§ **YOUR TASK**
Transcribe the material in full. Nothing should differ except that the pictures are left out.

§ **DATA LINES**

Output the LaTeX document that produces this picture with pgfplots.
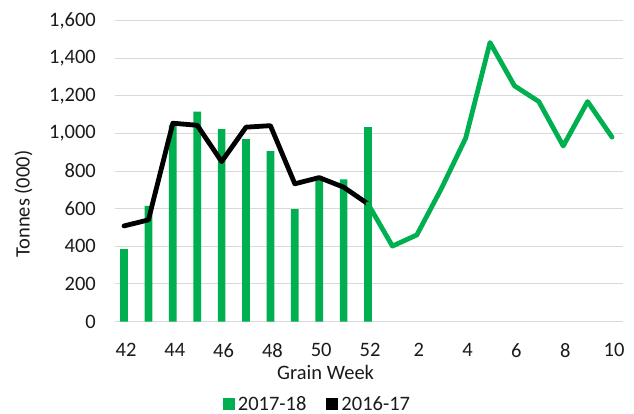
\documentclass[border=0pt]{standalone}
\usepackage{pgfplots}
\pgfplotsset{compat=1.18}
\usepackage{fontspec}
\setmainfont{Carlito}
\definecolor{xlgreen}{HTML}{00B050}
\definecolor{gridgray}{HTML}{D9D9D9}
\definecolor{txt}{HTML}{1A1A1A}
\newcommand{\chartfont}{\fontsize{20.5bp}{24bp}\selectfont}
\pgfplotsset{sqlegend/.style={legend image code/.code={\path[draw=none, fill=#1] (0bp,-6bp) rectangle (12bp,6bp);}}}
\begin{document}
\begin{tikzpicture}
\useasboundingbox (-115bp,-92.5bp) rectangle (519bp,321.5bp);
\begin{axis}[
  at={(0,0)}, anchor=south west,
  scale only axis,
  width=508bp, height=301bp,
  xmin=-0.37, xmax=20.45,
  ymin=0, ymax=1600,
  axis line style={draw=none},
  tick style={draw=none},
  ymajorgrids,
  grid style={gridgray, line width=1bp},
  ytick={0,200,...,1600},
  xtick={0,2,...,20},
  xticklabels={42,44,46,48,50,52,2,4,6,8,10},
  /pgf/number format/assume math mode=true,
  /pgf/number format/1000 sep={,},
  scaled y ticks=false,
  yticklabel style={font=\chartfont, text=txt, anchor=east, inner sep=0pt, xshift=-19bp},
  xticklabel style={font=\chartfont, text=txt, anchor=north, inner sep=0pt, yshift=-21.8bp, xshift=2bp},
  xlabel={Grain Week},
  ylabel={Tonnes (000)},
  xlabel style={font=\chartfont, text=txt, at={(axis description cs:0.4146,-0.168)}, anchor=center, inner sep=0pt},
  ylabel style={font=\chartfont, text=txt, at={(axis description cs:-0.180,0.39)}, anchor=center, rotate=0, inner sep=0pt},
  legend style={draw=none, fill=none, font=\chartfont, text=txt,
    at={(axis description cs:0.3996,-0.274)}, anchor=center,
    legend columns=2, inner sep=0pt,
    /tikz/every even column/.append style={column sep=17bp},
    nodes={inner sep=3bp}},
  clip=false,
]
\addplot[ybar, bar width=7.7bp, fill=xlgreen, draw=none, color=xlgreen, bar shift=0pt, sqlegend=xlgreen] coordinates {
  (0,385) (1,615) (2,1045) (3,1116) (4,1022) (5,969) (6,905) (7,598) (8,755) (9,755) (10,1033)
};
\addlegendentry{2017-18}
\addplot[color=black, line width=4.8bp, line join=round, line cap=round, sqlegend=black] coordinates {
  (0,508) (1,540) (2,1054) (3,1043) (4,850) (5,1033) (6,1041) (7,732) (8,765) (9,714) (10,625)
};
\addlegendentry{2016-17}
\addplot[color=xlgreen, line width=4.8bp, line join=round, line cap=round, forget plot] coordinates {
  (10,625) (11,401) (12,460) (13,705) (14,974) (15,1483) (16,1253) (17,1169) (18,933) (19,1169) (20,980)
};
\end{axis}
\end{tikzpicture}
\end{document}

§ **THE REPLY**
Output the LaTeX document that produces this picture with pgfplots.
\documentclass[border=0pt]{standalone}
\usepackage{pgfplots}
\pgfplotsset{compat=1.18}
\usepackage{fontspec}
\setmainfont{Carlito}
\definecolor{xlgreen}{HTML}{00B050}
\definecolor{gridgray}{HTML}{D9D9D9}
\definecolor{txt}{HTML}{1A1A1A}
\newcommand{\chartfont}{\fontsize{20.5bp}{24bp}\selectfont}
\pgfplotsset{sqlegend/.style={legend image code/.code={\path[draw=none, fill=#1] (0bp,-6bp) rectangle (12bp,6bp);}}}
\begin{document}
\begin{tikzpicture}
\useasboundingbox (-115bp,-92.5bp) rectangle (519bp,321.5bp);
\begin{axis}[
  at={(0,0)}, anchor=south west,
  scale only axis,
  width=508bp, height=301bp,
  xmin=-0.37, xmax=20.45,
  ymin=0, ymax=1600,
  axis line style={draw=none},
  tick style={draw=none},
  ymajorgrids,
  grid style={gridgray, line width=1bp},
  ytick={0,200,...,1600},
  xtick={0,2,...,20},
  xticklabels={42,44,46,48,50,52,2,4,6,8,10},
  /pgf/number format/assume math mode=true,
  /pgf/number format/1000 sep={,},
  scaled y ticks=false,
  yticklabel style={font=\chartfont, text=txt, anchor=east, inner sep=0pt, xshift=-19bp},
  xticklabel style={font=\chartfont, text=txt, anchor=north, inner sep=0pt, yshift=-21.8bp, xshift=2bp},
  xlabel={Grain Week},
  ylabel={Tonnes (000)},
  xlabel style={font=\chartfont, text=txt, at={(axis description cs:0.4146,-0.168)}, anchor=center, inner sep=0pt},
  ylabel style={font=\chartfont, text=txt, at={(axis description cs:-0.180,0.39)}, anchor=center, rotate=0, inner sep=0pt},
  legend style={draw=none, fill=none, font=\chartfont, text=txt,
    at={(axis description cs:0.3996,-0.274)}, anchor=center,
    legend columns=2, inner sep=0pt,
    /tikz/every even column/.append style={column sep=17bp},
    nodes={inner sep=3bp}},
  clip=false,
]
\addplot[ybar, bar width=7.7bp, fill=xlgreen, draw=none, color=xlgreen, bar shift=0pt, sqlegend=xlgreen] coordinates {
  (0,385) (1,615) (2,1045) (3,1116) (4,1022) (5,969) (6,905) (7,598) (8,755) (9,755) (10,1033)
};
\addlegendentry{2017-18}
\addplot[color=black, line width=4.8bp, line join=round, line cap=round, sqlegend=black] coordinates {
  (0,508) (1,540) (2,1054) (3,1043) (4,850) (5,1033) (6,1041) (7,732) (8,765) (9,714) (10,625)
};
\addlegendentry{2016-17}
\addplot[color=xlgreen, line width=4.8bp, line join=round, line cap=round, forget plot] coordinates {
  (10,625) (11,401) (12,460) (13,705) (14,974) (15,1483) (16,1253) (17,1169) (18,933) (19,1169) (20,980)
};
\end{axis}
\end{tikzpicture}
\end{document}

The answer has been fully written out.